И атеиста нельзя винить за такое мнение <…> По моему мнению, неверующий поступает гораздо логичнее слепо верующего".[33] Хотя Кашкин и Достоевский не были близки и принадлежали к разным группировкам среди петрашевцев, "ход мыслей атеиста Ивана Карамазова <…> тот же, — справедливо писал Долинин, — отрицание не бога, а благости его; вернее — отрицание бога всемудрого и всеблагого, атеизм по мотивам чисто этическим".[34]
Дальнейший существенный момент, оказавший двадцать пять лет спустя решающее влияние на формирование фабулы романа, — знакомство Достоевского на каторге в омском остроге с Дмитрием Ильинским, несправедливо обвиненным и осужденным за отцеубийство (см.: IV, 284, 285).

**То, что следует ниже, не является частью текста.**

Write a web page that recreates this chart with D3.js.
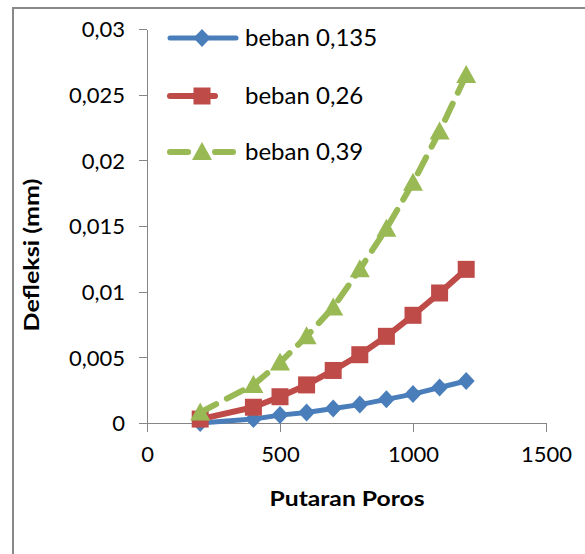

Достоевский дважды излагает историю этого мнимого отцеубийцы в "Записках из Мертвого дома" — в главе I первой части, создававшейся в момент, когда невиновность Ильинского не была известна, и в главе VII второй части, написанной после получения из Сибири известия об установлении его непричастности к убийству отца.
"Особенно не выходит у меня из памяти один отцеубийца, — гласит первое упоминание о прообразе Дмитрия Карамазова в "Записках". — Он был из дворян, служил и был у своего шестидесятилетнего отца чем-то вроде блудного сына. Поведения он был совершенно беспутного, ввязался в долги. Отец ограничивал его, уговаривал; но у отца был дом, был хутор, подозревались деньги, и — сын убил его, жаждая наследства. Преступление было разыскано только через месяц. Сам убийца подал объявление в полицию, что отец его исчез неизвестно куда. Весь этот месяц он провел самым развратным образом <…> Он не сознался; был лишен дворянства, чина и сослан в работу на двадцать лет <…> Разумеется, я не верил этому преступлению. Но люди из его города (Тобольска. — Ред.), которые должны были знать все подробности его истории, рассказывали мне все его дело. Факты были до того ясны, что невозможно было не верить" (наст. изд. Т. 3. С. 218).[35]
Во втором случае, напомнив читателю об "отцеубийце из дворян" и повторив кратко сказанное о нем в первой части от имени Горянчикова, Достоевский писал уже от своего имени: "На днях издатель "Записок из Мертвого дома" получил уведомление из Сибири, что преступник был действительно прав и десять лет страдал в каторжной работе напрасно; что невинность его обнаружена по суду, официально.